## RAW RECORDS:

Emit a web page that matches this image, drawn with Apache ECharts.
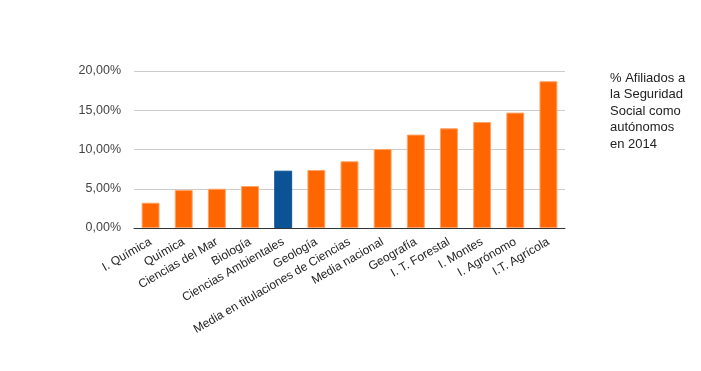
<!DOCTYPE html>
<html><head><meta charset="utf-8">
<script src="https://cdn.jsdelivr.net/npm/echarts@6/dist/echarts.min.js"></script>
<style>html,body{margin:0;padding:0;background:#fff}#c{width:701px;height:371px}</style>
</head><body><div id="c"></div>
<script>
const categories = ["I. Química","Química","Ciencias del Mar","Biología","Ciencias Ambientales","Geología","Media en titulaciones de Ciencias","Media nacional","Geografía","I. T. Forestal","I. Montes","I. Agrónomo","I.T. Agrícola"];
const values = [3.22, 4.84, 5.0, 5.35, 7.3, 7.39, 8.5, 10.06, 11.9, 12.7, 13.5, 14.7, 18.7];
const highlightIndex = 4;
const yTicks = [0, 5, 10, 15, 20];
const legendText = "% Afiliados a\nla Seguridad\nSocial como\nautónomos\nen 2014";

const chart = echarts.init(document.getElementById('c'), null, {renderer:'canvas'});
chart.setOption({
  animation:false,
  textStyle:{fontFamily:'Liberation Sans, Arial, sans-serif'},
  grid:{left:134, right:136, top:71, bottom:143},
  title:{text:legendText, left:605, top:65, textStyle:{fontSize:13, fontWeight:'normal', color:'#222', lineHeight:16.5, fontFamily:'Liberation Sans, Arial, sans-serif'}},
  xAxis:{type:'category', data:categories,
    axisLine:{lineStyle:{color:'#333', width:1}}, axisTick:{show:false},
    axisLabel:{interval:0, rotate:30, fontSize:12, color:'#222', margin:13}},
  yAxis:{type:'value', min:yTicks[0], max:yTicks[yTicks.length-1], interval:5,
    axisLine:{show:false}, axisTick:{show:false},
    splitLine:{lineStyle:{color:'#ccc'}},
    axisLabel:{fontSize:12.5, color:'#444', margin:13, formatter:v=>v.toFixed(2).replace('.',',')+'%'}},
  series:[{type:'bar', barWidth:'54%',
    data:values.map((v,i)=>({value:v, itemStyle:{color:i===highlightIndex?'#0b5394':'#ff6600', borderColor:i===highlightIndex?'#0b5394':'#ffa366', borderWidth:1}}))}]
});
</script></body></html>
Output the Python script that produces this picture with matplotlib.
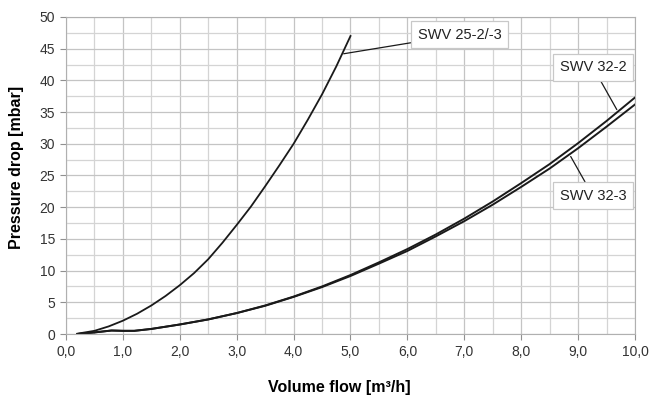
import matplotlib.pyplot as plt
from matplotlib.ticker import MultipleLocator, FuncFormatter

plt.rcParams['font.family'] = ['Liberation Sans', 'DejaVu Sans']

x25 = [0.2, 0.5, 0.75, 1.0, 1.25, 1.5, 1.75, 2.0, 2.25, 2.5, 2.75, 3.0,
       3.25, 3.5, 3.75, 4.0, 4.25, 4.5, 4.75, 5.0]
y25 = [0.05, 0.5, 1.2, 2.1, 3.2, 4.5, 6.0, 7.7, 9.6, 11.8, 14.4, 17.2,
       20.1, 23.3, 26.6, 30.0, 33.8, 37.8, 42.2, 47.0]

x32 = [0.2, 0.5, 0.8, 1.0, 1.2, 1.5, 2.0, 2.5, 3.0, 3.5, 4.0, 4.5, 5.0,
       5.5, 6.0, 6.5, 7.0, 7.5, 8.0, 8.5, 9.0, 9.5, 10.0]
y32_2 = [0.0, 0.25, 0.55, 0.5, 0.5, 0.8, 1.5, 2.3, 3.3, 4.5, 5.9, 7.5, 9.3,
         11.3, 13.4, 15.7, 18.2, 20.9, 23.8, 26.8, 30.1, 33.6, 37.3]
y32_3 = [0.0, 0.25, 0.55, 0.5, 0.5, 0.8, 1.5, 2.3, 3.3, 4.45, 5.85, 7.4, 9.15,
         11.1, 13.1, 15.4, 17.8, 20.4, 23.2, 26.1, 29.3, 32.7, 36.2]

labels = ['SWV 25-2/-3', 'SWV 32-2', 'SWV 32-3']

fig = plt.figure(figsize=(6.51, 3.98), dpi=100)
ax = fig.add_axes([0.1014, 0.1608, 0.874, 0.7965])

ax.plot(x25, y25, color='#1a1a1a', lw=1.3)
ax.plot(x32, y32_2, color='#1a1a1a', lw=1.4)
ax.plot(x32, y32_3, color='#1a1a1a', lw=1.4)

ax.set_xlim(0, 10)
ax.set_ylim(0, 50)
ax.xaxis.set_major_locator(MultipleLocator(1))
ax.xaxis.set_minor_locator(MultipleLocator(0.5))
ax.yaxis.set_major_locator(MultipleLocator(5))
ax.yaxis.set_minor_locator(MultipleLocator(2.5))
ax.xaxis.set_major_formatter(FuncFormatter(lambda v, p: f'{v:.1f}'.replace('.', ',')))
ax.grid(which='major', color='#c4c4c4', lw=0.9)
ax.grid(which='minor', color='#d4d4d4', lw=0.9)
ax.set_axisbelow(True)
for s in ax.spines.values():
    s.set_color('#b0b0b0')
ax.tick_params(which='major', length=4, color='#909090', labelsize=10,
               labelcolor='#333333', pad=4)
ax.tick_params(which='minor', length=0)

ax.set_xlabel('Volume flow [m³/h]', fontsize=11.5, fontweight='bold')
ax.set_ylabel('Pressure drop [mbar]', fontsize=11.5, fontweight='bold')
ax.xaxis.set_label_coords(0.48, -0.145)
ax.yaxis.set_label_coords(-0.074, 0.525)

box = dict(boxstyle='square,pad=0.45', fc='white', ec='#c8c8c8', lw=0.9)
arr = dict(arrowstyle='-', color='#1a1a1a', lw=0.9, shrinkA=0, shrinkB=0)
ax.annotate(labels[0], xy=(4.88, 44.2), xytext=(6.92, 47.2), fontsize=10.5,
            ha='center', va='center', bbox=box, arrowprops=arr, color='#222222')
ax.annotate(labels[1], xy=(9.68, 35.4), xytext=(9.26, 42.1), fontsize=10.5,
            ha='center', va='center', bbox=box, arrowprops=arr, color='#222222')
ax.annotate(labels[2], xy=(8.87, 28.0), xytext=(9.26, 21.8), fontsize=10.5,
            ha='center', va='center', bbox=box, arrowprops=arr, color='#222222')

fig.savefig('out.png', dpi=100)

## THE PROBLEM:
Look above for the line with "Output the Python" and the line with "plt.rcParams['font.family'] = ['Liberation", then copy exactly the lines from the first through the second, both kept, with no pictures.

## TASK OUTPUT:
Output the Python script that produces this picture with matplotlib.
import matplotlib.pyplot as plt
from matplotlib.ticker import MultipleLocator, FuncFormatter

plt.rcParams['font.family'] = ['Liberation Sans', 'DejaVu Sans']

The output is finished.